WHAT IS NEEDED:
Only the lines from the start of the data through the line with "3, 6, 2, 2, 6]" belong in the copy. Restate them word for word, minus the pictures.
:::
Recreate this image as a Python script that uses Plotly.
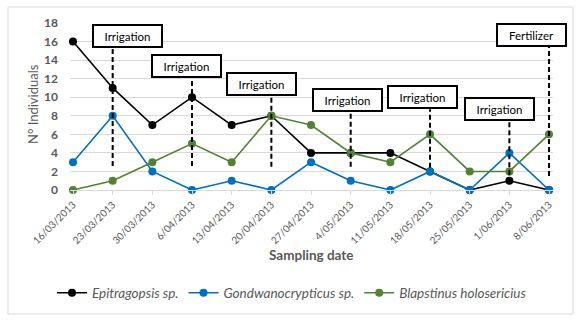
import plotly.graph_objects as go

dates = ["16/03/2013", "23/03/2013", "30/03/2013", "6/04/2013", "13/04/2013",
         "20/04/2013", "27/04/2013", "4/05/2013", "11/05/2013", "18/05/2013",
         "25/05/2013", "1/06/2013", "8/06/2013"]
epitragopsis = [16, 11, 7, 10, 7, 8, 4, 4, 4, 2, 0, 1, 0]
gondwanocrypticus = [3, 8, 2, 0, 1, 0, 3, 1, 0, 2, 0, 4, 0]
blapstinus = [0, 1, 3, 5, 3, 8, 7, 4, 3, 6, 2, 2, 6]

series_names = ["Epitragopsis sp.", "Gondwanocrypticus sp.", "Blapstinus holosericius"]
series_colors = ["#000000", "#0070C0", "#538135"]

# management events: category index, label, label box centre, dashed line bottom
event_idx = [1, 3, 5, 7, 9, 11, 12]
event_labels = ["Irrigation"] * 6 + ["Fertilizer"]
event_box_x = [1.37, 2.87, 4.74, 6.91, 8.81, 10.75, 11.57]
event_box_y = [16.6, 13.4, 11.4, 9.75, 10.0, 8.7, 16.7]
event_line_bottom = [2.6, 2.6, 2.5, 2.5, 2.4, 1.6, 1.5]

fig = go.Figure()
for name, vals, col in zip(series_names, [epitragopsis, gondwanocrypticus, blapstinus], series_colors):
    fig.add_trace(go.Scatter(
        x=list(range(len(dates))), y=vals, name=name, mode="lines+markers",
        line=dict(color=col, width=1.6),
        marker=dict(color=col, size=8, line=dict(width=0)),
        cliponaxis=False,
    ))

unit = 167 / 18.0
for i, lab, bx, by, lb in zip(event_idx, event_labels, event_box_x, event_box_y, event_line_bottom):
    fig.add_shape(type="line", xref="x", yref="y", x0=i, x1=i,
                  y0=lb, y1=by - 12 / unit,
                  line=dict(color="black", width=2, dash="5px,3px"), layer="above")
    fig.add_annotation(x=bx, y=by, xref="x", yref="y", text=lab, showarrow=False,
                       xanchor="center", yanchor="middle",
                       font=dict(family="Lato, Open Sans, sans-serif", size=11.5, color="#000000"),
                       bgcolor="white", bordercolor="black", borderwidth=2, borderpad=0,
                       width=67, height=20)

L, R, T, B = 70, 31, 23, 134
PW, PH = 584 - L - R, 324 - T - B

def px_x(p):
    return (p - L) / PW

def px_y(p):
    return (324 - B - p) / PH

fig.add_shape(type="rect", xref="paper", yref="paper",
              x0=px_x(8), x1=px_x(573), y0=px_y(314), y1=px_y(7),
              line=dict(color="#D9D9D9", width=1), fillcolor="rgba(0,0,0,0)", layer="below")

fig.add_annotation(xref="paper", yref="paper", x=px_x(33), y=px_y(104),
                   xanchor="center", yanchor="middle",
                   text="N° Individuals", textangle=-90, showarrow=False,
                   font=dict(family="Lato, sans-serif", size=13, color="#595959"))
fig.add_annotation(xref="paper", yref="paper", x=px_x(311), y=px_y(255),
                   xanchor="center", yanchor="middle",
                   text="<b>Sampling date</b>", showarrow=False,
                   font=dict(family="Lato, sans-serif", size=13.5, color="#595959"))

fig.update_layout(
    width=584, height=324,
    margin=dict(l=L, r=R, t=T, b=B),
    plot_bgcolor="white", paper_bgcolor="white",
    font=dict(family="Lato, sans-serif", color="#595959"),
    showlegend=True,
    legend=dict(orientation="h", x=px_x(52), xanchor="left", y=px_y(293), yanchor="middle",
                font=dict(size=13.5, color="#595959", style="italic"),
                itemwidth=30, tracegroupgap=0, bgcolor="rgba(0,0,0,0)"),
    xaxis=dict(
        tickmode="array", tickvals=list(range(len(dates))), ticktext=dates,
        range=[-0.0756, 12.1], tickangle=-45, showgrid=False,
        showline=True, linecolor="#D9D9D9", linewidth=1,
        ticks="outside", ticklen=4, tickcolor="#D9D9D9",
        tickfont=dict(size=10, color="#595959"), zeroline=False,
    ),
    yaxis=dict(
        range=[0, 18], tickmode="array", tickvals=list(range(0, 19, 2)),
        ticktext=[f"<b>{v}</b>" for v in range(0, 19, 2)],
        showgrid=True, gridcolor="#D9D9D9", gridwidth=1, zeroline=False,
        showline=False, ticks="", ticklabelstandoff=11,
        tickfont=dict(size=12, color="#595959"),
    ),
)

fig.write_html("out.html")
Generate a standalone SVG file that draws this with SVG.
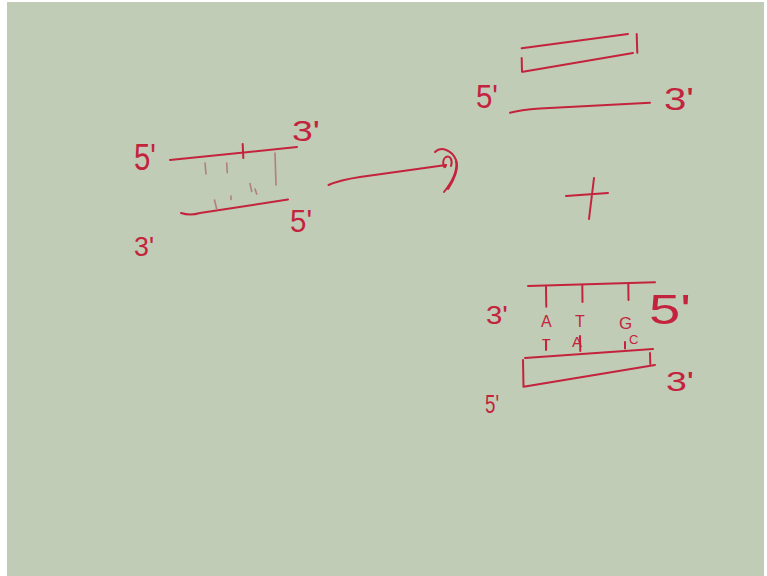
:::
EXERCISE RESULT:
Recreate this image as a Python script that uses Plotly.
import plotly.graph_objects as go

dates = ["16/03/2013", "23/03/2013", "30/03/2013", "6/04/2013", "13/04/2013",
         "20/04/2013", "27/04/2013", "4/05/2013", "11/05/2013", "18/05/2013",
         "25/05/2013", "1/06/2013", "8/06/2013"]
epitragopsis = [16, 11, 7, 10, 7, 8, 4, 4, 4, 2, 0, 1, 0]
gondwanocrypticus = [3, 8, 2, 0, 1, 0, 3, 1, 0, 2, 0, 4, 0]
blapstinus = [0, 1, 3, 5, 3, 8, 7, 4, 3, 6, 2, 2, 6]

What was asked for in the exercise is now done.